■ TASK GOAL
Starting at the top of the listing, extract every line up to and including the one with "(7,6) rectangle (920,1084);". Pictures stay out of the copy.

* begin SUPPLIED MATERIAL *

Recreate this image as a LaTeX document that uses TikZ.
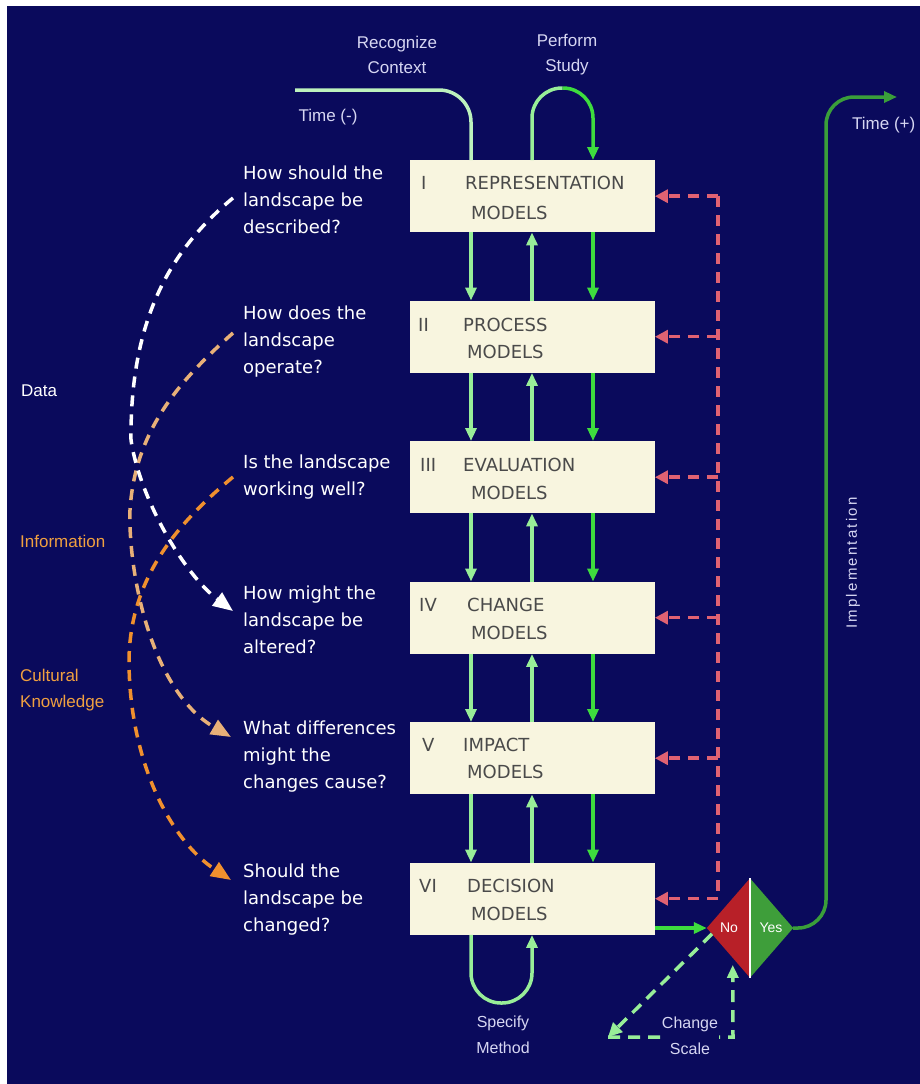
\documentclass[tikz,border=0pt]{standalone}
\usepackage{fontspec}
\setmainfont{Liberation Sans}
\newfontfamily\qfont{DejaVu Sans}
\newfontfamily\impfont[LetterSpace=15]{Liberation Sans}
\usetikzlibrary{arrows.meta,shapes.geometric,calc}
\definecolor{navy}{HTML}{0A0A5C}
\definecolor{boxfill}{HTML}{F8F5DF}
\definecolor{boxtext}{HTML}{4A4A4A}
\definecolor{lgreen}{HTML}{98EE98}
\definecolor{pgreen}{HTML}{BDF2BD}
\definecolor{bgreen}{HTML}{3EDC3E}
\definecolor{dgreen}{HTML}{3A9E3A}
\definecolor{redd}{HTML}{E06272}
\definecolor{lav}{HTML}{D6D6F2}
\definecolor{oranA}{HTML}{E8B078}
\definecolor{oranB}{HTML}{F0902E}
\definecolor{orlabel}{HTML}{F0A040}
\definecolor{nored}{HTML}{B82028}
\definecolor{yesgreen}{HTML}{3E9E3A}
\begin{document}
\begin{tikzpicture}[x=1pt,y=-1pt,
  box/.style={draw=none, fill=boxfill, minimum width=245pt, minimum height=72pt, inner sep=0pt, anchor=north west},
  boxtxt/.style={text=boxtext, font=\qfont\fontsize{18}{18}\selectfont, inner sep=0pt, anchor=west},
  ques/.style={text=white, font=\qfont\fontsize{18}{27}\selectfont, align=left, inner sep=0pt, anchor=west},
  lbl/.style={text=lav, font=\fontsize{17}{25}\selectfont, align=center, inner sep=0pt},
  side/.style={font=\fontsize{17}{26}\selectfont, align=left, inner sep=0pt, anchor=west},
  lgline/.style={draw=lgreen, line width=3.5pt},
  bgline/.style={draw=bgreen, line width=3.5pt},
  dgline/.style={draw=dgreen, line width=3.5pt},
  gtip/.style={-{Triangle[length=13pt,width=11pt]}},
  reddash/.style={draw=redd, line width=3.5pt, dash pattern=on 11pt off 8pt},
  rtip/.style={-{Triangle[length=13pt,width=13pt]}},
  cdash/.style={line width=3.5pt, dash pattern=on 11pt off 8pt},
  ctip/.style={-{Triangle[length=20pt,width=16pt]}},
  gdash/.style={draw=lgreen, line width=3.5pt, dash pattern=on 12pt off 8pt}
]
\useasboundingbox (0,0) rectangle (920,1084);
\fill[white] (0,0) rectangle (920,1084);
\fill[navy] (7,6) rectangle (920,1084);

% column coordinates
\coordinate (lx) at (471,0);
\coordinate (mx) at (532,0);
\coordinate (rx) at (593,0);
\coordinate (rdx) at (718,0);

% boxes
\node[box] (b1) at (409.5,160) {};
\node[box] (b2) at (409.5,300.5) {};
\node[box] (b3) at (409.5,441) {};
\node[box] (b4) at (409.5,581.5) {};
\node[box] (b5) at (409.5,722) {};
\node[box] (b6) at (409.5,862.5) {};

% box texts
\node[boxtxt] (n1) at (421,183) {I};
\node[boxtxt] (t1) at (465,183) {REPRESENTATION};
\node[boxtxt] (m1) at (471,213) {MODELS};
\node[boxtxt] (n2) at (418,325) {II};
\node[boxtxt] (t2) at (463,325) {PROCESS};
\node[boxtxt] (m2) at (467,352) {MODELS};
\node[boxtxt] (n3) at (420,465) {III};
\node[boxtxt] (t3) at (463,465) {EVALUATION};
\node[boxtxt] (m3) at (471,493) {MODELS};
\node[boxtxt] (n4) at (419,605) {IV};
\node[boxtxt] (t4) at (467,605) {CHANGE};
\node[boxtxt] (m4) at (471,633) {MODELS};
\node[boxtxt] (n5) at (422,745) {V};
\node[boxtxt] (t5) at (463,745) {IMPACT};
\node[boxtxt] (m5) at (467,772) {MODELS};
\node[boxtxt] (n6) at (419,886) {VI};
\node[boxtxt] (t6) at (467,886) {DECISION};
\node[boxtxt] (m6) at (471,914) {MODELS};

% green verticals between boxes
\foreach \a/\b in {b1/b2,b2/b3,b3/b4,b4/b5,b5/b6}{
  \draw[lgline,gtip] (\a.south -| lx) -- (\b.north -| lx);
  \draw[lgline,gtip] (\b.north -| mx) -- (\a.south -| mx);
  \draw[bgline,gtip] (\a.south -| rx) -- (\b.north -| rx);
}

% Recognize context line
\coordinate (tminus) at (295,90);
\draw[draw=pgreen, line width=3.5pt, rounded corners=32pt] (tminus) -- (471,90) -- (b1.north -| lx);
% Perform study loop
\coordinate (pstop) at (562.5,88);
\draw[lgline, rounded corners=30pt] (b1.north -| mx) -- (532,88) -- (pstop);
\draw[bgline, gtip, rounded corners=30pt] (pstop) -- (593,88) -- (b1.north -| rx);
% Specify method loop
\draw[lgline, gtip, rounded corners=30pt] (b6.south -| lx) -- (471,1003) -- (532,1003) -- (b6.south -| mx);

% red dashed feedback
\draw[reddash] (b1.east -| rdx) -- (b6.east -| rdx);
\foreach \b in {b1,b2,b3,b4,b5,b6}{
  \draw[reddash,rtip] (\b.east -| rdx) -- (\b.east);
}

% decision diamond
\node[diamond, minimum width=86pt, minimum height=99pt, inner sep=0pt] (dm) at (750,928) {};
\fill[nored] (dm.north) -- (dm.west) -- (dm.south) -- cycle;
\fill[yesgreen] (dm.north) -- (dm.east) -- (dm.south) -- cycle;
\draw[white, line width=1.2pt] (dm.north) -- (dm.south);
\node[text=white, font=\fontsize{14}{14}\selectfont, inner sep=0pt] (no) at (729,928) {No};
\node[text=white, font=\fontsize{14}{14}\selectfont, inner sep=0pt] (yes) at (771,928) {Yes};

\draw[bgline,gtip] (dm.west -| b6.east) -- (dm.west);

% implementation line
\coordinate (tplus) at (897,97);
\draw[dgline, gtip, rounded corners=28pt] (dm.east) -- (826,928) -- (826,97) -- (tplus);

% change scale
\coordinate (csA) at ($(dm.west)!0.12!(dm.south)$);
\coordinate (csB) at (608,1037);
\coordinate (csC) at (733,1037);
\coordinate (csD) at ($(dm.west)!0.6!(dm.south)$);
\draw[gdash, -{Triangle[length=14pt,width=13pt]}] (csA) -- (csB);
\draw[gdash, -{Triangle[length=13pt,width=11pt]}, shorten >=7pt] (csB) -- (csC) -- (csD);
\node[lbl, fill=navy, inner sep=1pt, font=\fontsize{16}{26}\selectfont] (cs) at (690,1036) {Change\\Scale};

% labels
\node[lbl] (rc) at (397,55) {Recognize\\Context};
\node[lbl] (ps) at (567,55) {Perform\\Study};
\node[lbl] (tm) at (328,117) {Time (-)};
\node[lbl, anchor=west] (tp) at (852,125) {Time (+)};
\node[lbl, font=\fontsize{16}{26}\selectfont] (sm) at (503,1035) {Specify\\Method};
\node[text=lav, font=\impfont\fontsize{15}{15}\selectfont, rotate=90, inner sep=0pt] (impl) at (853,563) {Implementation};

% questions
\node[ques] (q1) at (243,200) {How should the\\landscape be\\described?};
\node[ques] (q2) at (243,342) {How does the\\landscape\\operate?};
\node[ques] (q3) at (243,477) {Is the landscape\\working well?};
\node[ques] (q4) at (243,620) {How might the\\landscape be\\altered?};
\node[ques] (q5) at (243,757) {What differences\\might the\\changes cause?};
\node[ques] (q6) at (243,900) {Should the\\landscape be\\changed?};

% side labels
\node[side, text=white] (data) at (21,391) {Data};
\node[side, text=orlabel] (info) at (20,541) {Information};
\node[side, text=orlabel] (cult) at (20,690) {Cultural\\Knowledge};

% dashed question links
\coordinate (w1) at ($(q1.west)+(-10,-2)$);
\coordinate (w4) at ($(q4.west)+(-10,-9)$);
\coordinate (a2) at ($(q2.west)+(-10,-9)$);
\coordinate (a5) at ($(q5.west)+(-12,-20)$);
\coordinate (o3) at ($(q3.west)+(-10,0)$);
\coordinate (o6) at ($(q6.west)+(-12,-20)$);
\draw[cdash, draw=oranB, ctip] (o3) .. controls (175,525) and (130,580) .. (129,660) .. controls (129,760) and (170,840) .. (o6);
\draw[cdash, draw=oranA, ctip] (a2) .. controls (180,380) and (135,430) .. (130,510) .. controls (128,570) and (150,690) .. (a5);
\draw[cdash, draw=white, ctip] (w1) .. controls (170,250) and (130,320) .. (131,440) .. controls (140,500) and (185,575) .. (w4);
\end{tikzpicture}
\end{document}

* end SUPPLIED MATERIAL *

■ REPLY
Recreate this image as a LaTeX document that uses TikZ.
\documentclass[tikz,border=0pt]{standalone}
\usepackage{fontspec}
\setmainfont{Liberation Sans}
\newfontfamily\qfont{DejaVu Sans}
\newfontfamily\impfont[LetterSpace=15]{Liberation Sans}
\usetikzlibrary{arrows.meta,shapes.geometric,calc}
\definecolor{navy}{HTML}{0A0A5C}
\definecolor{boxfill}{HTML}{F8F5DF}
\definecolor{boxtext}{HTML}{4A4A4A}
\definecolor{lgreen}{HTML}{98EE98}
\definecolor{pgreen}{HTML}{BDF2BD}
\definecolor{bgreen}{HTML}{3EDC3E}
\definecolor{dgreen}{HTML}{3A9E3A}
\definecolor{redd}{HTML}{E06272}
\definecolor{lav}{HTML}{D6D6F2}
\definecolor{oranA}{HTML}{E8B078}
\definecolor{oranB}{HTML}{F0902E}
\definecolor{orlabel}{HTML}{F0A040}
\definecolor{nored}{HTML}{B82028}
\definecolor{yesgreen}{HTML}{3E9E3A}
\begin{document}
\begin{tikzpicture}[x=1pt,y=-1pt,
  box/.style={draw=none, fill=boxfill, minimum width=245pt, minimum height=72pt, inner sep=0pt, anchor=north west},
  boxtxt/.style={text=boxtext, font=\qfont\fontsize{18}{18}\selectfont, inner sep=0pt, anchor=west},
  ques/.style={text=white, font=\qfont\fontsize{18}{27}\selectfont, align=left, inner sep=0pt, anchor=west},
  lbl/.style={text=lav, font=\fontsize{17}{25}\selectfont, align=center, inner sep=0pt},
  side/.style={font=\fontsize{17}{26}\selectfont, align=left, inner sep=0pt, anchor=west},
  lgline/.style={draw=lgreen, line width=3.5pt},
  bgline/.style={draw=bgreen, line width=3.5pt},
  dgline/.style={draw=dgreen, line width=3.5pt},
  gtip/.style={-{Triangle[length=13pt,width=11pt]}},
  reddash/.style={draw=redd, line width=3.5pt, dash pattern=on 11pt off 8pt},
  rtip/.style={-{Triangle[length=13pt,width=13pt]}},
  cdash/.style={line width=3.5pt, dash pattern=on 11pt off 8pt},
  ctip/.style={-{Triangle[length=20pt,width=16pt]}},
  gdash/.style={draw=lgreen, line width=3.5pt, dash pattern=on 12pt off 8pt}
]
\useasboundingbox (0,0) rectangle (920,1084);
\fill[white] (0,0) rectangle (920,1084);
\fill[navy] (7,6) rectangle (920,1084);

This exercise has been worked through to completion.